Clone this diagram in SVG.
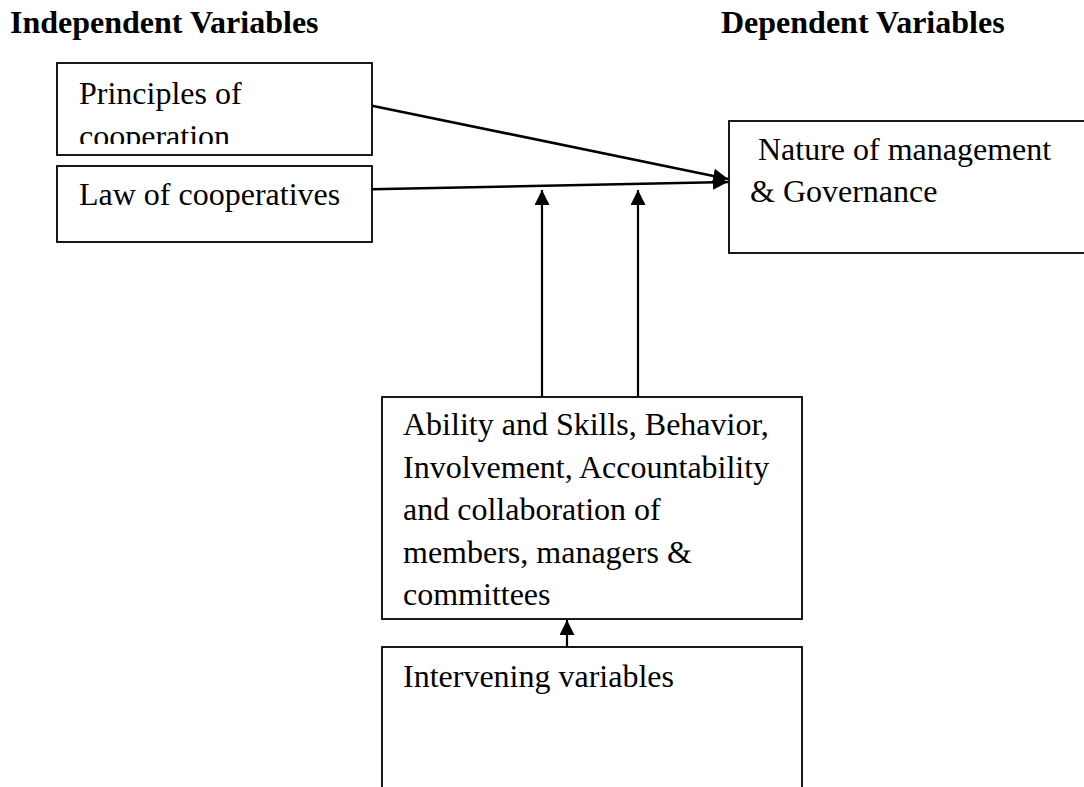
<svg xmlns="http://www.w3.org/2000/svg" width="1084" height="787" viewBox="0 0 1084 787">
<style>
.t{font-family:"Liberation Serif","Times New Roman",serif;font-size:32px;fill:#000}
.b{font-weight:bold}
.box{fill:#fff;stroke:#000;stroke-width:1.8}
.con{fill:none;stroke:#000;stroke-width:2.6}
.v{fill:none;stroke:#000;stroke-width:2.2}
</style>
<defs>
<marker id="ah" markerUnits="userSpaceOnUse" markerWidth="16" markerHeight="16" viewBox="0 0 16 16" refX="15" refY="7.5" orient="auto">
<path d="M0,0 L15,7.5 L0,15 z" fill="#000"/>
</marker>
<clipPath id="c1"><rect x="57" y="63" width="315" height="81"/></clipPath>
</defs>
<rect width="1084" height="787" fill="#fff"/>
<text class="t b" x="10" y="33">Independent Variables</text>
<text class="t b" x="721" y="33">Dependent Variables</text>
<g id="node-principles">
<rect class="box" x="57" y="63" width="315" height="92"/>
<g clip-path="url(#c1)">
<text class="t" x="79" y="104">Principles of</text>
<text class="t" x="79" y="146.5">cooperation</text>
</g>
</g>
<g id="node-law">
<rect class="box" x="57" y="166" width="315" height="76"/>
<text class="t" x="79" y="205">Law of cooperatives</text>
</g>
<g id="node-nature">
<rect class="box" x="729" y="121" width="370" height="132"/>
<text class="t" x="758" y="160">Nature of management</text>
<text class="t" x="750" y="202">&amp; Governance</text>
</g>
<g id="node-ability">
<rect class="box" x="382" y="397" width="420" height="222"/>
<text class="t" x="403" y="435">Ability and Skills, Behavior,</text>
<text class="t" x="403" y="477.5">Involvement, Accountability</text>
<text class="t" x="403" y="520">and collaboration of</text>
<text class="t" x="403" y="562.5">members, managers &amp;</text>
<text class="t" x="403" y="605">committees</text>
</g>
<g id="node-intervening">
<rect class="box" x="382" y="647" width="420" height="160"/>
<text class="t" x="403" y="687">Intervening variables</text>
</g>
<g id="connectors">
<line class="con" x1="372" y1="105.7" x2="728" y2="179" marker-end="url(#ah)"/>
<line class="con" x1="372" y1="189.3" x2="728" y2="182" marker-end="url(#ah)"/>
<line class="v" x1="542" y1="397" x2="542" y2="190" marker-end="url(#ah)"/>
<line class="v" x1="638" y1="397" x2="638" y2="190" marker-end="url(#ah)"/>
<line class="v" x1="567" y1="647" x2="567" y2="620" marker-end="url(#ah)"/>
</g>
</svg>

*WHAT IS BEING ASKED*:
Make an exact copy of the data, leaving its pictures out.

*ANSWER TO THIS EXERCISE*:
Clone this diagram in SVG.
<svg xmlns="http://www.w3.org/2000/svg" width="1084" height="787" viewBox="0 0 1084 787">
<style>
.t{font-family:"Liberation Serif","Times New Roman",serif;font-size:32px;fill:#000}
.b{font-weight:bold}
.box{fill:#fff;stroke:#000;stroke-width:1.8}
.con{fill:none;stroke:#000;stroke-width:2.6}
.v{fill:none;stroke:#000;stroke-width:2.2}
</style>
<defs>
<marker id="ah" markerUnits="userSpaceOnUse" markerWidth="16" markerHeight="16" viewBox="0 0 16 16" refX="15" refY="7.5" orient="auto">
<path d="M0,0 L15,7.5 L0,15 z" fill="#000"/>
</marker>
<clipPath id="c1"><rect x="57" y="63" width="315" height="81"/></clipPath>
</defs>
<rect width="1084" height="787" fill="#fff"/>
<text class="t b" x="10" y="33">Independent Variables</text>
<text class="t b" x="721" y="33">Dependent Variables</text>
<g id="node-principles">
<rect class="box" x="57" y="63" width="315" height="92"/>
<g clip-path="url(#c1)">
<text class="t" x="79" y="104">Principles of</text>
<text class="t" x="79" y="146.5">cooperation</text>
</g>
</g>
<g id="node-law">
<rect class="box" x="57" y="166" width="315" height="76"/>
<text class="t" x="79" y="205">Law of cooperatives</text>
</g>
<g id="node-nature">
<rect class="box" x="729" y="121" width="370" height="132"/>
<text class="t" x="758" y="160">Nature of management</text>
<text class="t" x="750" y="202">&amp; Governance</text>
</g>
<g id="node-ability">
<rect class="box" x="382" y="397" width="420" height="222"/>
<text class="t" x="403" y="435">Ability and Skills, Behavior,</text>
<text class="t" x="403" y="477.5">Involvement, Accountability</text>
<text class="t" x="403" y="520">and collaboration of</text>
<text class="t" x="403" y="562.5">members, managers &amp;</text>
<text class="t" x="403" y="605">committees</text>
</g>
<g id="node-intervening">
<rect class="box" x="382" y="647" width="420" height="160"/>
<text class="t" x="403" y="687">Intervening variables</text>
</g>
<g id="connectors">
<line class="con" x1="372" y1="105.7" x2="728" y2="179" marker-end="url(#ah)"/>
<line class="con" x1="372" y1="189.3" x2="728" y2="182" marker-end="url(#ah)"/>
<line class="v" x1="542" y1="397" x2="542" y2="190" marker-end="url(#ah)"/>
<line class="v" x1="638" y1="397" x2="638" y2="190" marker-end="url(#ah)"/>
<line class="v" x1="567" y1="647" x2="567" y2="620" marker-end="url(#ah)"/>
</g>
</svg>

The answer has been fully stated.